▸ **THE EXERCISE**
Exactly and only the lines from the one containing "Clone this chart in Altair." through the one containing "import pandas as pd" belong in your copy. Pictures do not.

▸ **STORED DATA**
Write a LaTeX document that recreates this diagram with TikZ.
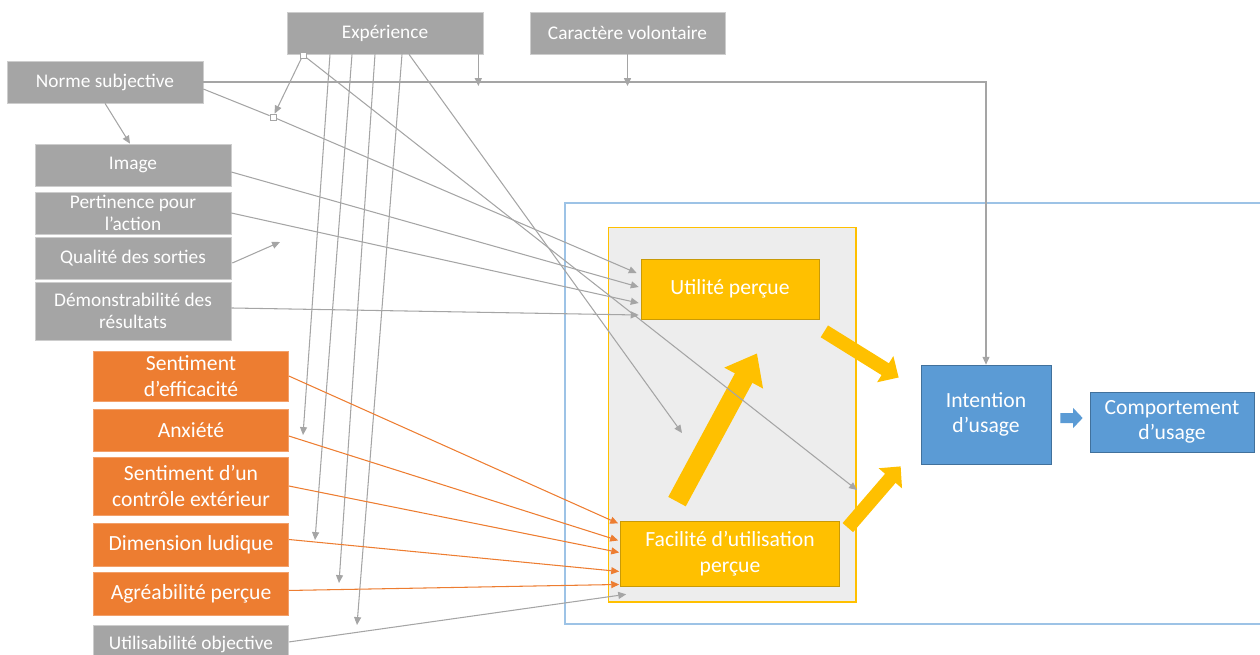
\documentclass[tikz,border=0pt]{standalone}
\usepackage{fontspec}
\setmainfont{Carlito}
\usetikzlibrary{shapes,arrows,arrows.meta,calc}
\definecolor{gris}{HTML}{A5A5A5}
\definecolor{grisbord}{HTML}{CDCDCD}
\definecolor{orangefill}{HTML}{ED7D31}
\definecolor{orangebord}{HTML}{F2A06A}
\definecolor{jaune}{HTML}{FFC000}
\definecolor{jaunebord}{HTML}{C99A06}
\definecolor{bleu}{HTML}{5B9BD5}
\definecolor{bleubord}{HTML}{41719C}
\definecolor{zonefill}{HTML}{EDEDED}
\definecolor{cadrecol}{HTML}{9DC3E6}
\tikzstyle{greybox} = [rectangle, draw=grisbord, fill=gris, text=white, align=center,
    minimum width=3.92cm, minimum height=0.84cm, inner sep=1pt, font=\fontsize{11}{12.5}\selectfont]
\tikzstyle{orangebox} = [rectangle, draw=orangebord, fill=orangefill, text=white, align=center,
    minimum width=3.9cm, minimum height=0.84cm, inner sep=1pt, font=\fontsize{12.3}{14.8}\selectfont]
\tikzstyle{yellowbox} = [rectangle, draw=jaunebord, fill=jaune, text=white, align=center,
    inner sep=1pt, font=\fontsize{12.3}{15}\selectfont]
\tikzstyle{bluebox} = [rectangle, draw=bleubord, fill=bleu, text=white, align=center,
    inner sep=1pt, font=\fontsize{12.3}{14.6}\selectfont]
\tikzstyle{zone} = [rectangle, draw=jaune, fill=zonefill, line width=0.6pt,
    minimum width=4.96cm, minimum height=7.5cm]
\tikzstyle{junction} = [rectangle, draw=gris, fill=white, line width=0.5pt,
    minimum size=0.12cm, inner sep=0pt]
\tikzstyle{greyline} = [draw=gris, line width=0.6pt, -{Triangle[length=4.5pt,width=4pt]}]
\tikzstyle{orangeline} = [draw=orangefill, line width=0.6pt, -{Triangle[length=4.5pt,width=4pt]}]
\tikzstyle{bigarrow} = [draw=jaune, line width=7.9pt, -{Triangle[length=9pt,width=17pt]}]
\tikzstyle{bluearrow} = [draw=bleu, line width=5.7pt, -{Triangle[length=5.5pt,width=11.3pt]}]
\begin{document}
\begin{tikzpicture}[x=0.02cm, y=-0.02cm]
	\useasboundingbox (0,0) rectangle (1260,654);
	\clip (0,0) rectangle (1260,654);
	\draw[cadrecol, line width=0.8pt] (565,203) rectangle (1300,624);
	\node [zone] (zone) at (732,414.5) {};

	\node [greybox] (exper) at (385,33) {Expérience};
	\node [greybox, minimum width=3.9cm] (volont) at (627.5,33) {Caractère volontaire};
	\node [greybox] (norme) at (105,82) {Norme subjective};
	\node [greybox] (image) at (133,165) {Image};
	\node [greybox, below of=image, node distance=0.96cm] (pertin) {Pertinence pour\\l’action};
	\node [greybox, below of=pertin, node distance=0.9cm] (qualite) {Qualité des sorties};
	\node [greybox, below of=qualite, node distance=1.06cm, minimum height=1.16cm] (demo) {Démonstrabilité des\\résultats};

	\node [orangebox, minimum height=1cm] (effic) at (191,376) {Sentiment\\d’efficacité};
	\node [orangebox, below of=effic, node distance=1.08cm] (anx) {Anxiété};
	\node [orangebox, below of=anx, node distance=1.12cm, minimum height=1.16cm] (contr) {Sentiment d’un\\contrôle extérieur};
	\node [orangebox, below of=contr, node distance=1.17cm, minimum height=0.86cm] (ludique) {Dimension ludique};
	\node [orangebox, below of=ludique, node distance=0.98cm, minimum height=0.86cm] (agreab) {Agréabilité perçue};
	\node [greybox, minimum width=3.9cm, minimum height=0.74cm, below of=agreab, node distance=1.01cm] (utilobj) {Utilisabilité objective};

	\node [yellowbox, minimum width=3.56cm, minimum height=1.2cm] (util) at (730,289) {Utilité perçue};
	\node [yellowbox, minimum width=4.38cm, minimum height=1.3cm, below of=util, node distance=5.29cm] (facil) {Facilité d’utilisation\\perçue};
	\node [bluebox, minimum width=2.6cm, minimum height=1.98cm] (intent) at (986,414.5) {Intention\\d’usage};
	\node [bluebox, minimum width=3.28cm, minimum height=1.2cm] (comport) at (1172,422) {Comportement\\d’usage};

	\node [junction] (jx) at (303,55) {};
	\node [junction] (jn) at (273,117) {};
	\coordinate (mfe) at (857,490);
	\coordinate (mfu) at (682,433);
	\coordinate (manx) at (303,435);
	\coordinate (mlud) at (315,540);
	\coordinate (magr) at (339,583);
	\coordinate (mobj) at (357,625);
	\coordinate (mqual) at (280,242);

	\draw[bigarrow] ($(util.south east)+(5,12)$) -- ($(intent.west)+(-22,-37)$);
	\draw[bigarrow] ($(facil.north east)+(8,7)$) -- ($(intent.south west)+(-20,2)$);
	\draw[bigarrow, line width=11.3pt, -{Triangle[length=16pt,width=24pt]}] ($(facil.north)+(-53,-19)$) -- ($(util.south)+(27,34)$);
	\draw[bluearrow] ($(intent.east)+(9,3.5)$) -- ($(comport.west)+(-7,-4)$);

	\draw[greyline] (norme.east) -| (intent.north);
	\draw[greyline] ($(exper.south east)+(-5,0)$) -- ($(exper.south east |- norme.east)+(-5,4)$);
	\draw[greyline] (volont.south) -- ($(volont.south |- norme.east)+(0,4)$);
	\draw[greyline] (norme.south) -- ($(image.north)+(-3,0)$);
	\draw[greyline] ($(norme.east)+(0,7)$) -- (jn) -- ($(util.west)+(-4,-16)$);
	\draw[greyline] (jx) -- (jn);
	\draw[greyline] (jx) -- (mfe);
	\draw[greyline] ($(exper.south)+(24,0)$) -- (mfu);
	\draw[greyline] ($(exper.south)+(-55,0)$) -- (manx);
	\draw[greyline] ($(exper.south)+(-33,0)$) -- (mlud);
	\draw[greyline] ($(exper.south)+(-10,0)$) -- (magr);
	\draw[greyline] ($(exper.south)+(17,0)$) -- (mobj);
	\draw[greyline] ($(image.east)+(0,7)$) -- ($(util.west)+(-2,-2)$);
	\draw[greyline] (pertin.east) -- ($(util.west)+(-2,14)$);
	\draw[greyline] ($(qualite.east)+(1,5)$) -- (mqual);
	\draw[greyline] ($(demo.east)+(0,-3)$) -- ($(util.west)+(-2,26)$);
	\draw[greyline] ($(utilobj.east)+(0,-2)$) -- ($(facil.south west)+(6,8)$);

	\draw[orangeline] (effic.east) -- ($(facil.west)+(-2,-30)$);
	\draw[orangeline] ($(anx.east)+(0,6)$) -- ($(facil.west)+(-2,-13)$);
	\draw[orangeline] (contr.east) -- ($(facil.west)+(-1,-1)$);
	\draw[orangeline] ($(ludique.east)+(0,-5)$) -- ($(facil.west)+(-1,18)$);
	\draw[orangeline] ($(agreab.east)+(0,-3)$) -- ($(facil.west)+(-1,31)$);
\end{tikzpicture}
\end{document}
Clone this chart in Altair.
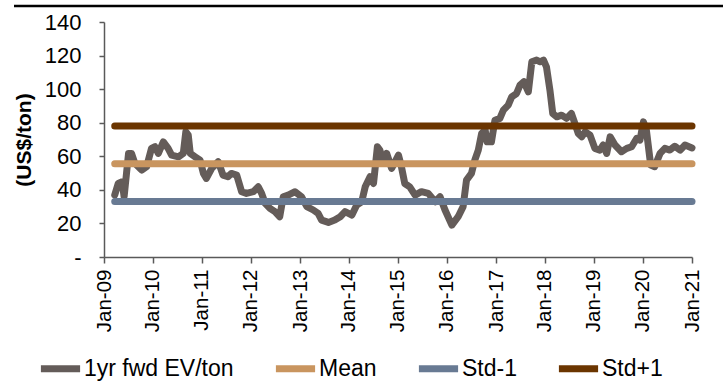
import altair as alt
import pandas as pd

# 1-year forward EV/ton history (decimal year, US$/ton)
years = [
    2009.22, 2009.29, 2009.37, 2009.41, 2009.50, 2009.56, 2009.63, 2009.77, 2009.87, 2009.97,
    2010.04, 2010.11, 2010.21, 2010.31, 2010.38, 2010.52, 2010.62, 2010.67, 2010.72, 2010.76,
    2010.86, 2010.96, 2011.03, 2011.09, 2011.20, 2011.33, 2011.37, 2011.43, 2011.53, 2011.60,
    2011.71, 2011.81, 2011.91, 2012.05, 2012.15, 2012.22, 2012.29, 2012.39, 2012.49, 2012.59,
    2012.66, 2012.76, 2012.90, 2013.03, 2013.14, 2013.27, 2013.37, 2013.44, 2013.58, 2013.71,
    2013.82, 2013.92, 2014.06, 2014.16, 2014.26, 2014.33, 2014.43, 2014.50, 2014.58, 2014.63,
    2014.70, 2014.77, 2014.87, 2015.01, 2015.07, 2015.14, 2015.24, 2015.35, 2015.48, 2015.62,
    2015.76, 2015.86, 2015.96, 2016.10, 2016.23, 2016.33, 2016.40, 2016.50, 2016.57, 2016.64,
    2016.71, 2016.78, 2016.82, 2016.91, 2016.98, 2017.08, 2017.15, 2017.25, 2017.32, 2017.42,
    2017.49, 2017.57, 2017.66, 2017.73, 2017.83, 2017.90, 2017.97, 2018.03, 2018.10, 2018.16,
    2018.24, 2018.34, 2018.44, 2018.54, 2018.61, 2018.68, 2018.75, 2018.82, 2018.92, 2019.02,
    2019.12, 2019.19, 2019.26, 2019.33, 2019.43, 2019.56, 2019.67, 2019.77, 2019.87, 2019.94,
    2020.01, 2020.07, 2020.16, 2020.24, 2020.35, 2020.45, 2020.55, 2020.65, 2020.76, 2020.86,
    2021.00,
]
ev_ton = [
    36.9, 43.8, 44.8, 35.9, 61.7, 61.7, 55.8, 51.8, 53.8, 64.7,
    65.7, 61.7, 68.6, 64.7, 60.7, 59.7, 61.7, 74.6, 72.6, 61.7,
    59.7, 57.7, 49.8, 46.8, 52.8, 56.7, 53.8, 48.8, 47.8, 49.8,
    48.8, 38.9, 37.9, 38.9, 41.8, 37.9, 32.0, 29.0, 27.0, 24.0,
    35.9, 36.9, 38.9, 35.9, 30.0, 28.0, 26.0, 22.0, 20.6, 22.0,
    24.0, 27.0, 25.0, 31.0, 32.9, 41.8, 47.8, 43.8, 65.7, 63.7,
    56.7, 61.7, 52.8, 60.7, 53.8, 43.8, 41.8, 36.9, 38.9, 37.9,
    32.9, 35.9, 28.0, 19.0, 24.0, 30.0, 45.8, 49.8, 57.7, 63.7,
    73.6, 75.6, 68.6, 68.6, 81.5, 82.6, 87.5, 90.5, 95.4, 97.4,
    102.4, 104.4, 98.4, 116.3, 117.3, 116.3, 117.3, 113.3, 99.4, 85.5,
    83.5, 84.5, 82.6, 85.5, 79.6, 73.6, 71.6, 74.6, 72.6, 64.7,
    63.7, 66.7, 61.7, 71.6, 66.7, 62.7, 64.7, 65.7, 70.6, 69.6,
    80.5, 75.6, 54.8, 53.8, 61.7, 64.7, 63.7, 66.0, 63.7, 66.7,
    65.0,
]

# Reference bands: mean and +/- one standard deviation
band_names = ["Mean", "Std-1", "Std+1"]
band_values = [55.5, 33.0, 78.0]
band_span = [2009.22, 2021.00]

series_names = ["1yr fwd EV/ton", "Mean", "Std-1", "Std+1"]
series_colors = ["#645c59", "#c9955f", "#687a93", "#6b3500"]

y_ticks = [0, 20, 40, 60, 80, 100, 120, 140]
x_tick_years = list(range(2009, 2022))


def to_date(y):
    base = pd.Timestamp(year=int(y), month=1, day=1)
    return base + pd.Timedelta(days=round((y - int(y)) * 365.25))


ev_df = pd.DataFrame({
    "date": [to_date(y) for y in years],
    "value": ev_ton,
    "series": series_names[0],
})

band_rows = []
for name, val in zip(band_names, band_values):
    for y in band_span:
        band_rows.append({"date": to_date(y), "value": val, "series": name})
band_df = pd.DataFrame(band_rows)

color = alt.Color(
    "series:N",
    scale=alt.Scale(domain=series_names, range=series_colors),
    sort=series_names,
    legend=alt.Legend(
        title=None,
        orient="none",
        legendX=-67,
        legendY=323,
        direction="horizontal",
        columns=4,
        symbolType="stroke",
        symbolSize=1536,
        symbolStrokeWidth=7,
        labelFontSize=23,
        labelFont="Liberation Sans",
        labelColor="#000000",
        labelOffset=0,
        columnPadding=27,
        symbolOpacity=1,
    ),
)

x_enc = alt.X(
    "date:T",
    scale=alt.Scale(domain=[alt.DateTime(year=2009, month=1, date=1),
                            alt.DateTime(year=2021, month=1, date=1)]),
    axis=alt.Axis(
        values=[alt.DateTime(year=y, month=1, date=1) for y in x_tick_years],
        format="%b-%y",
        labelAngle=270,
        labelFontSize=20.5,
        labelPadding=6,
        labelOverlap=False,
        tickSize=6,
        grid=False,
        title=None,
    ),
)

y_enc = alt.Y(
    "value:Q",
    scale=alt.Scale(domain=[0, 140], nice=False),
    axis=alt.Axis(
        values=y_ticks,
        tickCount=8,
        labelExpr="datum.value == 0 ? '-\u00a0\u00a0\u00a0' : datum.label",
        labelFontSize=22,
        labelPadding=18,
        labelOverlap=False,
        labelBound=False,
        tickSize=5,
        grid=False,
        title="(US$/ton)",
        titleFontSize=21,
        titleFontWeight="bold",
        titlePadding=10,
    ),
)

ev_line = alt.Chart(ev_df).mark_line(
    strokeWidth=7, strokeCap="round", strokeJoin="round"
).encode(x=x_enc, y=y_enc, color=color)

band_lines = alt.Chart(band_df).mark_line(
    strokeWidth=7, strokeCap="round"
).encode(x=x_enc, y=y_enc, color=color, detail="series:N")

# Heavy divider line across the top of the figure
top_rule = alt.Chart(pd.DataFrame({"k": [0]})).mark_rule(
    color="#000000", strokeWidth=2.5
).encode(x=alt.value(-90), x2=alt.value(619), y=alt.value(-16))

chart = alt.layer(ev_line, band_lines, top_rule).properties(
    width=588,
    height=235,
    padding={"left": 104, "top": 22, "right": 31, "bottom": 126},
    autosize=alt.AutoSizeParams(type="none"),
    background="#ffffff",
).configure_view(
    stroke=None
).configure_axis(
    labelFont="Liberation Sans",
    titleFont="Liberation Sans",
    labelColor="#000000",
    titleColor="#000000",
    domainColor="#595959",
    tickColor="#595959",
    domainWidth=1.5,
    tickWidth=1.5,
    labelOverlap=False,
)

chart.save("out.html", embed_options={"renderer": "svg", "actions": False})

▸ **TASK RESULT**
Clone this chart in Altair.
import altair as alt
import pandas as pd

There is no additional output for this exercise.